SOURCE DATA start
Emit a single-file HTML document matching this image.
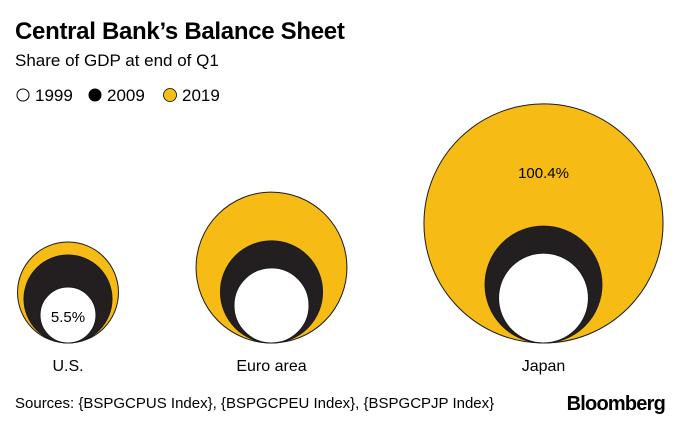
<!DOCTYPE html>
<html><head><meta charset="utf-8"><style>
body{margin:0;background:#fff;width:680px;height:421px;overflow:hidden;font-family:"Liberation Sans",sans-serif}
</style></head><body>
<svg width="680" height="421">
<text x="15" y="39" font-size="24" font-weight="bold" fill="#000" letter-spacing="-0.3">Central Bank’s Balance Sheet</text>
<text x="15" y="66" font-size="17" fill="#000">Share of GDP at end of Q1</text>
<g>
<circle cx="23" cy="95" r="6" fill="#fff" stroke="#000" stroke-width="1"/>
<text x="35" y="101" font-size="17">1999</text>
<circle cx="95" cy="95" r="6.5" fill="#000"/>
<text x="107" y="101" font-size="17">2009</text>
<circle cx="170" cy="95" r="6.5" fill="#f7bf16" stroke="#000" stroke-width="0.8"/>
<text x="182" y="101" font-size="17">2019</text>
</g>
<g id="plot"></g>
<text x="15" y="408" font-size="15" fill="#000">Sources: {BSPGCPUS Index}, {BSPGCPEU Index}, {BSPGCPJP Index}</text>
<text x="665" y="410" font-size="20" font-weight="bold" text-anchor="end" letter-spacing="-0.8">Bloomberg</text>
</svg>
<script>
const regions = ["U.S.", "Euro area", "Japan"];
const v1999 = [5.5, 9.9, 14.2];
const v2009 = [13.6, 18.3, 24.0];
const v2019 = [17.9, 40.0, 100.4];
const centersX = [68, 271.5, 543.5];
const baseY = 343, k = 11.93;
const r = v => k * Math.sqrt(v);
const g = document.getElementById('plot');
const NS = 'http://www.w3.org/2000/svg';
function circ(cx, v, fill, name) {
  const c = document.createElementNS(NS, 'circle');
  const rr = r(v);
  c.setAttribute('cx', cx); c.setAttribute('cy', baseY - rr); c.setAttribute('r', rr);
  c.setAttribute('fill', fill); c.setAttribute('stroke', '#1a1a1a'); c.setAttribute('stroke-width', '1');
  
  
  g.appendChild(c);
}
regions.forEach((reg, i) => {
  const cx = centersX[i];
  const key = reg.toLowerCase().replace(/[^a-z]+/g, '-').replace(/-$/, '');
  circ(cx, v2019[i], '#f7bb16', 'bubble-2019-' + key);
  circ(cx, v2009[i], '#231f20', 'bubble-2009-' + key);
  circ(cx, v1999[i], '#ffffff', 'bubble-1999-' + key);
  const t = document.createElementNS(NS, 'text');
  t.setAttribute('x', cx); t.setAttribute('y', 371); t.setAttribute('text-anchor', 'middle');
  t.setAttribute('font-size', '16');
  t.textContent = reg;
  
  
  g.appendChild(t);
});
const a1 = document.createElementNS(NS, 'text');
a1.setAttribute('x', centersX[0]); a1.setAttribute('y', baseY - r(v1999[0]) + 7);
a1.setAttribute('text-anchor', 'middle'); a1.setAttribute('font-size', '15');
a1.textContent = v1999[0] + '%';


g.appendChild(a1);
const a2 = document.createElementNS(NS, 'text');
a2.setAttribute('x', centersX[2]); a2.setAttribute('y', baseY - 2 * r(v2019[2]) + 74);
a2.setAttribute('text-anchor', 'middle'); a2.setAttribute('font-size', '15');
a2.textContent = v2019[2] + '%';


g.appendChild(a2);
</script>
</body></html>
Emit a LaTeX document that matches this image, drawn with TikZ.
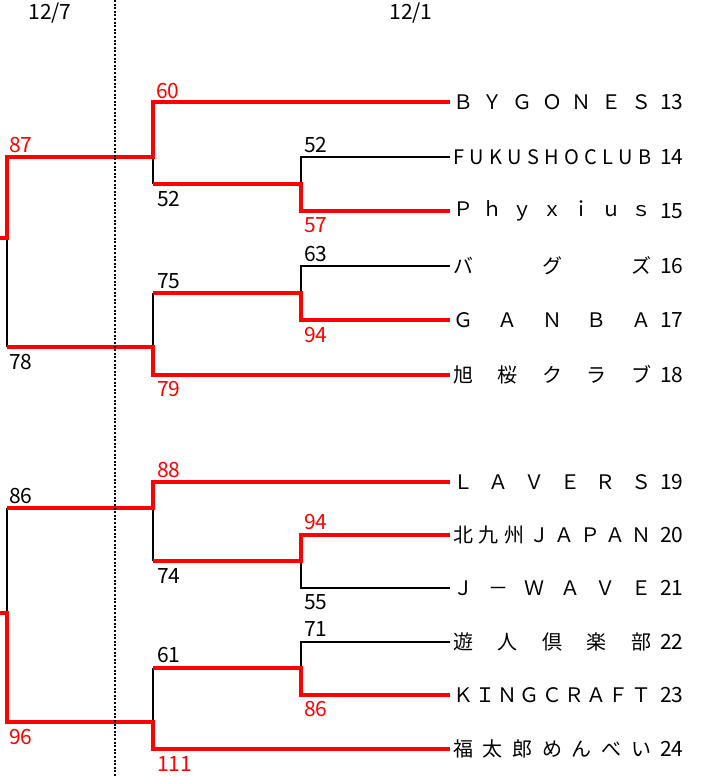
\documentclass[tikz,border=0pt]{standalone}
\usepackage{fontspec}
\setmainfont{Noto Sans CJK JP}
\begin{document}
\begin{tikzpicture}[x=1pt,y=-1pt,
  win/.style={draw={rgb,255:red,255;green,0;blue,0},line width=4pt,line join=miter},
  lose/.style={draw=black,line width=1.7pt,line join=miter},
  team/.style={anchor=west,inner xsep=3pt,inner ysep=0pt,font=\fontsize{20}{20}\selectfont},
  seed/.style={anchor=west,inner sep=0pt,font=\fontsize{21}{21}\selectfont},
  score/.style={anchor=west,inner sep=0pt,font=\fontsize{21}{21}\selectfont},
  rscore/.style={score,text={rgb,255:red,255;green,0;blue,0}},
  datelbl/.style={inner sep=0pt,font=\fontsize{21}{21}\selectfont}]
\useasboundingbox (0,0) rectangle (709,776);
\def\nw{198pt}
% teams
\node[team] (t13) at (450,102) {\makebox[\nw][l]{Ｂ\hfill Ｙ\hfill Ｇ\hfill Ｏ\hfill Ｎ\hfill Ｅ\hfill Ｓ}};
\node[team] (t14) at (450,157) {\makebox[\nw][l]{F\hfill U\hfill K\hfill U\hfill S\hfill H\hfill O\hfill C\hfill L\hfill U\hfill B}};
\node[team] (t15) at (450,211) {\makebox[\nw][l]{Ｐ\hfill ｈ\hfill ｙ\hfill ｘ\hfill ｉ\hfill ｕ\hfill ｓ}};
\node[team] (t16) at (450,266) {\makebox[\nw][l]{バ\hfill グ\hfill ズ}};
\node[team] (t17) at (450,320) {\makebox[\nw][l]{Ｇ\hfill Ａ\hfill Ｎ\hfill Ｂ\hfill Ａ}};
\node[team] (t18) at (450,375) {\makebox[\nw][l]{旭\hfill 桜\hfill ク\hfill ラ\hfill ブ}};
\node[team] (t19) at (450,482) {\makebox[\nw][l]{Ｌ\hfill Ａ\hfill Ｖ\hfill Ｅ\hfill Ｒ\hfill Ｓ}};
\node[team] (t20) at (450,535) {\makebox[\nw][l]{北\hfill 九\hfill 州\hfill Ｊ\hfill Ａ\hfill Ｐ\hfill Ａ\hfill Ｎ}};
\node[team] (t21) at (450,588) {\makebox[\nw][l]{Ｊ\hfill －\hfill Ｗ\hfill Ａ\hfill Ｖ\hfill Ｅ}};
\node[team] (t22) at (450,642) {\makebox[\nw][l]{遊\hfill 人\hfill 倶\hfill 楽\hfill 部}};
\node[team] (t23) at (450,695) {\makebox[\nw][l]{Ｋ\hfill Ｉ\hfill Ｎ\hfill Ｇ\hfill Ｃ\hfill Ｒ\hfill Ａ\hfill Ｆ\hfill Ｔ}};
\node[team] (t24) at (450,749) {\makebox[\nw][l]{福\hfill 太\hfill 郎\hfill め\hfill ん\hfill べ\hfill い}};
\foreach \n/\y in {13/102,14/157,15/211,16/266,17/320,18/375,19/482,20/535,21/588,22/642,23/695,24/749}
  \node[seed] (s\n) at (660,\y) {\n};
% joints
\coordinate (a13) at (153,102); \coordinate (a14) at (301,157); \coordinate (a15) at (301,211);
\coordinate (m1415) at (301,184); \coordinate (b1415) at (153,184);
\coordinate (q1) at (153,157); \coordinate (f1) at (7,157);
\coordinate (a16) at (301,266); \coordinate (a17) at (301,320); \coordinate (m1617) at (301,293);
\coordinate (b1617) at (153,293); \coordinate (a18) at (153,375); \coordinate (q2) at (153,347);
\coordinate (f2) at (7,347); \coordinate (fa) at (7,238); \coordinate (wa) at (0,238);
\coordinate (a19) at (153,482); \coordinate (q3) at (153,508); \coordinate (f3) at (7,508);
\coordinate (a20) at (301,535); \coordinate (a21) at (301,588); \coordinate (m2021) at (301,561);
\coordinate (b2021) at (153,561);
\coordinate (a22) at (301,642); \coordinate (a23) at (301,695); \coordinate (m2223) at (301,668);
\coordinate (b2223) at (153,668); \coordinate (a24) at (153,749); \coordinate (q4) at (153,722);
\coordinate (f4) at (7,722); \coordinate (fb) at (7,613); \coordinate (wb) at (0,613);
% losing lines
\draw[lose] (t14.west) -- (a14) -- (m1415);
\draw[lose] (b1415) -- (q1);
\draw[lose] (fa) -- (f2);
\draw[lose] (t16.west) -- (a16) -- (m1617);
\draw[lose] (b1617) -- (q2);
\draw[lose] (q3) -- (b2021);
\draw[lose] (t21.west) -- (a21) -- (m2021);
\draw[lose] (t22.west) -- (a22) -- (m2223);
\draw[lose] (b2223) -- (q4);
\draw[lose] (f3) -- (fb);
% winning lines
\draw[win] (t13.west) -- (a13) -- (q1) -- (f1) -- (fa) -- (wa);
\draw[win] (t15.west) -- (a15) -- (m1415) -- (b1415);
\draw[win] (t17.west) -- (a17) -- (m1617) -- (b1617);
\draw[win] (t18.west) -- (a18) -- (q2) -- (f2);
\draw[win] (t19.west) -- (a19) -- (q3) -- (f3);
\draw[win] (t20.west) -- (a20) -- (m2021) -- (b2021);
\draw[win] (t23.west) -- (a23) -- (m2223) -- (b2223);
\draw[win] (t24.west) -- (a24) -- (q4) -- (f4) -- (fb) -- (wb);
% scores
\node[rscore] (c60) at (156,91) {60};
\node[score] (c52a) at (304,145) {52};
\node[score] (c52b) at (157,199) {52};
\node[rscore] (c57) at (304,225) {57};
\node[rscore] (c87) at (9,145) {87};
\node[score] (c63) at (304,254) {63};
\node[score] (c75) at (157,281) {75};
\node[rscore] (c94a) at (304,335) {94};
\node[score] (c78) at (9,362) {78};
\node[rscore] (c79) at (157,389) {79};
\node[rscore] (c88) at (157,470) {88};
\node[score] (c86a) at (9,496) {86};
\node[rscore] (c94b) at (304,522) {94};
\node[score] (c74) at (157,576) {74};
\node[score] (c55) at (304,602) {55};
\node[score] (c71) at (304,629) {71};
\node[score] (c61) at (157,655) {61};
\node[rscore] (c86b) at (304,709) {86};
\node[rscore] (c96) at (9,737) {96};
\node[rscore] (c111) at (157,764) {111};
% dates and divider
\node[datelbl] (d127) at (50,13) {12/7};
\node[datelbl] (d121) at (411,13) {12/1};
\coordinate (dv1) at (115,0); \coordinate (dv2) at (115,776);
\draw[line width=2pt,dash pattern=on 2pt off 1.6pt] (dv1) -- (dv2);
\end{tikzpicture}
\end{document}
SOURCE DATA end
== EXERCISE DESCRIPTION ==
Copy the records above exactly, from the first line through the line containing "fill); c.setAttribute('stroke', '#1a1a1a');", and leave out the pictures.

== CORRECT ANSWER ==
Emit a single-file HTML document matching this image.
<!DOCTYPE html>
<html><head><meta charset="utf-8"><style>
body{margin:0;background:#fff;width:680px;height:421px;overflow:hidden;font-family:"Liberation Sans",sans-serif}
</style></head><body>
<svg width="680" height="421">
<text x="15" y="39" font-size="24" font-weight="bold" fill="#000" letter-spacing="-0.3">Central Bank’s Balance Sheet</text>
<text x="15" y="66" font-size="17" fill="#000">Share of GDP at end of Q1</text>
<g>
<circle cx="23" cy="95" r="6" fill="#fff" stroke="#000" stroke-width="1"/>
<text x="35" y="101" font-size="17">1999</text>
<circle cx="95" cy="95" r="6.5" fill="#000"/>
<text x="107" y="101" font-size="17">2009</text>
<circle cx="170" cy="95" r="6.5" fill="#f7bf16" stroke="#000" stroke-width="0.8"/>
<text x="182" y="101" font-size="17">2019</text>
</g>
<g id="plot"></g>
<text x="15" y="408" font-size="15" fill="#000">Sources: {BSPGCPUS Index}, {BSPGCPEU Index}, {BSPGCPJP Index}</text>
<text x="665" y="410" font-size="20" font-weight="bold" text-anchor="end" letter-spacing="-0.8">Bloomberg</text>
</svg>
<script>
const regions = ["U.S.", "Euro area", "Japan"];
const v1999 = [5.5, 9.9, 14.2];
const v2009 = [13.6, 18.3, 24.0];
const v2019 = [17.9, 40.0, 100.4];
const centersX = [68, 271.5, 543.5];
const baseY = 343, k = 11.93;
const r = v => k * Math.sqrt(v);
const g = document.getElementById('plot');
const NS = 'http://www.w3.org/2000/svg';
function circ(cx, v, fill, name) {
  const c = document.createElementNS(NS, 'circle');
  const rr = r(v);
  c.setAttribute('cx', cx); c.setAttribute('cy', baseY - rr); c.setAttribute('r', rr);
  c.setAttribute('fill', fill); c.setAttribute('stroke', '#1a1a1a'); c.setAttribute('stroke-width', '1');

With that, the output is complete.